Job → Transcribe all of the material exactly, except for its pictures.

Dataset excerpt →
━━━━

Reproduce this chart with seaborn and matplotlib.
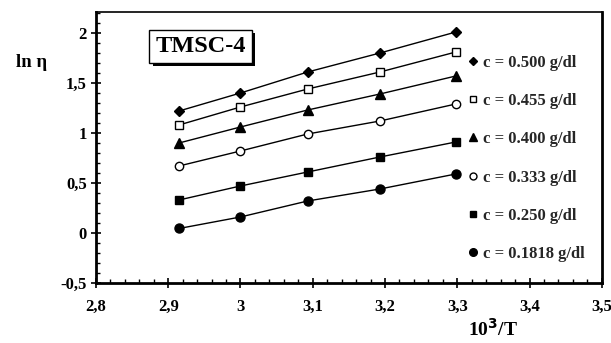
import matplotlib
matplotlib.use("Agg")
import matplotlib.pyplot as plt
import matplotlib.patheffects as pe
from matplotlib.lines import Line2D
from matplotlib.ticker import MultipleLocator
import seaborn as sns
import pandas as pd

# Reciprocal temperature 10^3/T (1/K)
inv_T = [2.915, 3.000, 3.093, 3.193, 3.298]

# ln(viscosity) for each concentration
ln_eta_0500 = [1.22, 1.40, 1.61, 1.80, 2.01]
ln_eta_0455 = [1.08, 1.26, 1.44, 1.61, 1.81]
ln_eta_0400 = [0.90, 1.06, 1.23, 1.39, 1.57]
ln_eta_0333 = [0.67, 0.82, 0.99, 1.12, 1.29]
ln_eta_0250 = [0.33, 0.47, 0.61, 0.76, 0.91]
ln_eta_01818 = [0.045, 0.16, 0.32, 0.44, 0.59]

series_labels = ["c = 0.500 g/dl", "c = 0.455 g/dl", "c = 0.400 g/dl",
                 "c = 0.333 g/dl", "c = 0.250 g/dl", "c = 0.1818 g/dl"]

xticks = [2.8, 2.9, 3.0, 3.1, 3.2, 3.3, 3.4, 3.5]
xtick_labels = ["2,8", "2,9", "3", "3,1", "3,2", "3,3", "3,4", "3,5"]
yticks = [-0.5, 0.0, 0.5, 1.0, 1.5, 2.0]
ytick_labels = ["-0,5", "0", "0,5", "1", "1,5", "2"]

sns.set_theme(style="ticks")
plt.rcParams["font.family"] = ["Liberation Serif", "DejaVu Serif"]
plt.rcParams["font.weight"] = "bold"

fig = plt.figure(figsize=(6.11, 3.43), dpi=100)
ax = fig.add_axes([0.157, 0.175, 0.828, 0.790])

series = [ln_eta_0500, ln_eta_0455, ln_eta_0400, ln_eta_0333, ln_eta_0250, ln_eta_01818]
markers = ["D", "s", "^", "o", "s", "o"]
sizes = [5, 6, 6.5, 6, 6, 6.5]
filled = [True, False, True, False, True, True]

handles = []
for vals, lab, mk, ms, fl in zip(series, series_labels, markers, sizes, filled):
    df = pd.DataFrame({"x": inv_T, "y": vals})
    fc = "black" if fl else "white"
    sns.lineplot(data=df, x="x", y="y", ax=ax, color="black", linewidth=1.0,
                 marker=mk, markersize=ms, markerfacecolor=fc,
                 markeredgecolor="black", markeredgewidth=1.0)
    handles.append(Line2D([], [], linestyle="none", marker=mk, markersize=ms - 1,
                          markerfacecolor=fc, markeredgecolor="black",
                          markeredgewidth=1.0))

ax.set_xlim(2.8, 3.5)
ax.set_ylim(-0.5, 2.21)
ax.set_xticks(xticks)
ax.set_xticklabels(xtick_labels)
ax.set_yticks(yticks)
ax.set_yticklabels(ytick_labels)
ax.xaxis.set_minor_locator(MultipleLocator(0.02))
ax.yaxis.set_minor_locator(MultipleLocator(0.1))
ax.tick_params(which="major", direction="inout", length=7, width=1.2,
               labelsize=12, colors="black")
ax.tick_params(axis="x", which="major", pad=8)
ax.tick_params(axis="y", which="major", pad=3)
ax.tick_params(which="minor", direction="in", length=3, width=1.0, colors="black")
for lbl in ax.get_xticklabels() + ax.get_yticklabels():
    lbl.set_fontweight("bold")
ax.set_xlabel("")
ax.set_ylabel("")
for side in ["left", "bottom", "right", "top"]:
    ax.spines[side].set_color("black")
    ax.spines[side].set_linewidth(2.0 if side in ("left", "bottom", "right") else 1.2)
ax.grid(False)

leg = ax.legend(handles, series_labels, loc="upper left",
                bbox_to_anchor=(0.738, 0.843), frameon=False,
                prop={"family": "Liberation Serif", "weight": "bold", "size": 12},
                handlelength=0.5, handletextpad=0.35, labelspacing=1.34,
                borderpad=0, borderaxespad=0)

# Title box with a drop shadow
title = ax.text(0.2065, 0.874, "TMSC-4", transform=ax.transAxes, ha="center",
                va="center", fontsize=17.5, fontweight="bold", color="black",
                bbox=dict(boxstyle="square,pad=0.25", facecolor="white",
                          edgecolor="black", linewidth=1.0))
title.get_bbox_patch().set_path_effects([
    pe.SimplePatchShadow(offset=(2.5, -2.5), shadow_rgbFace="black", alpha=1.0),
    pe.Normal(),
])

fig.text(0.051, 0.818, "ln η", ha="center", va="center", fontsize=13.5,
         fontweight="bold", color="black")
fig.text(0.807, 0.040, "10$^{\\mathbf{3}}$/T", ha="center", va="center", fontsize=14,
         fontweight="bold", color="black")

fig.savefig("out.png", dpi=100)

━━━━

Reply →
Reproduce this chart with seaborn and matplotlib.
import matplotlib
matplotlib.use("Agg")
import matplotlib.pyplot as plt
import matplotlib.patheffects as pe
from matplotlib.lines import Line2D
from matplotlib.ticker import MultipleLocator
import seaborn as sns
import pandas as pd

# Reciprocal temperature 10^3/T (1/K)
inv_T = [2.915, 3.000, 3.093, 3.193, 3.298]

# ln(viscosity) for each concentration
ln_eta_0500 = [1.22, 1.40, 1.61, 1.80, 2.01]
ln_eta_0455 = [1.08, 1.26, 1.44, 1.61, 1.81]
ln_eta_0400 = [0.90, 1.06, 1.23, 1.39, 1.57]
ln_eta_0333 = [0.67, 0.82, 0.99, 1.12, 1.29]
ln_eta_0250 = [0.33, 0.47, 0.61, 0.76, 0.91]
ln_eta_01818 = [0.045, 0.16, 0.32, 0.44, 0.59]

series_labels = ["c = 0.500 g/dl", "c = 0.455 g/dl", "c = 0.400 g/dl",
                 "c = 0.333 g/dl", "c = 0.250 g/dl", "c = 0.1818 g/dl"]

xticks = [2.8, 2.9, 3.0, 3.1, 3.2, 3.3, 3.4, 3.5]
xtick_labels = ["2,8", "2,9", "3", "3,1", "3,2", "3,3", "3,4", "3,5"]
yticks = [-0.5, 0.0, 0.5, 1.0, 1.5, 2.0]
ytick_labels = ["-0,5", "0", "0,5", "1", "1,5", "2"]

sns.set_theme(style="ticks")
plt.rcParams["font.family"] = ["Liberation Serif", "DejaVu Serif"]
plt.rcParams["font.weight"] = "bold"

fig = plt.figure(figsize=(6.11, 3.43), dpi=100)
ax = fig.add_axes([0.157, 0.175, 0.828, 0.790])

series = [ln_eta_0500, ln_eta_0455, ln_eta_0400, ln_eta_0333, ln_eta_0250, ln_eta_01818]
markers = ["D", "s", "^", "o", "s", "o"]
sizes = [5, 6, 6.5, 6, 6, 6.5]
filled = [True, False, True, False, True, True]

handles = []
for vals, lab, mk, ms, fl in zip(series, series_labels, markers, sizes, filled):
    df = pd.DataFrame({"x": inv_T, "y": vals})
    fc = "black" if fl else "white"
    sns.lineplot(data=df, x="x", y="y", ax=ax, color="black", linewidth=1.0,
                 marker=mk, markersize=ms, markerfacecolor=fc,
                 markeredgecolor="black", markeredgewidth=1.0)
    handles.append(Line2D([], [], linestyle="none", marker=mk, markersize=ms - 1,
                          markerfacecolor=fc, markeredgecolor="black",
                          markeredgewidth=1.0))

ax.set_xlim(2.8, 3.5)
ax.set_ylim(-0.5, 2.21)
ax.set_xticks(xticks)
ax.set_xticklabels(xtick_labels)
ax.set_yticks(yticks)
ax.set_yticklabels(ytick_labels)
ax.xaxis.set_minor_locator(MultipleLocator(0.02))
ax.yaxis.set_minor_locator(MultipleLocator(0.1))
ax.tick_params(which="major", direction="inout", length=7, width=1.2,
               labelsize=12, colors="black")
ax.tick_params(axis="x", which="major", pad=8)
ax.tick_params(axis="y", which="major", pad=3)
ax.tick_params(which="minor", direction="in", length=3, width=1.0, colors="black")
for lbl in ax.get_xticklabels() + ax.get_yticklabels():
    lbl.set_fontweight("bold")
ax.set_xlabel("")
ax.set_ylabel("")
for side in ["left", "bottom", "right", "top"]:
    ax.spines[side].set_color("black")
    ax.spines[side].set_linewidth(2.0 if side in ("left", "bottom", "right") else 1.2)
ax.grid(False)

leg = ax.legend(handles, series_labels, loc="upper left",
                bbox_to_anchor=(0.738, 0.843), frameon=False,
                prop={"family": "Liberation Serif", "weight": "bold", "size": 12},
                handlelength=0.5, handletextpad=0.35, labelspacing=1.34,
                borderpad=0, borderaxespad=0)

# Title box with a drop shadow
title = ax.text(0.2065, 0.874, "TMSC-4", transform=ax.transAxes, ha="center",
                va="center", fontsize=17.5, fontweight="bold", color="black",
                bbox=dict(boxstyle="square,pad=0.25", facecolor="white",
                          edgecolor="black", linewidth=1.0))
title.get_bbox_patch().set_path_effects([
    pe.SimplePatchShadow(offset=(2.5, -2.5), shadow_rgbFace="black", alpha=1.0),
    pe.Normal(),
])

fig.text(0.051, 0.818, "ln η", ha="center", va="center", fontsize=13.5,
         fontweight="bold", color="black")
fig.text(0.807, 0.040, "10$^{\\mathbf{3}}$/T", ha="center", va="center", fontsize=14,
         fontweight="bold", color="black")

fig.savefig("out.png", dpi=100)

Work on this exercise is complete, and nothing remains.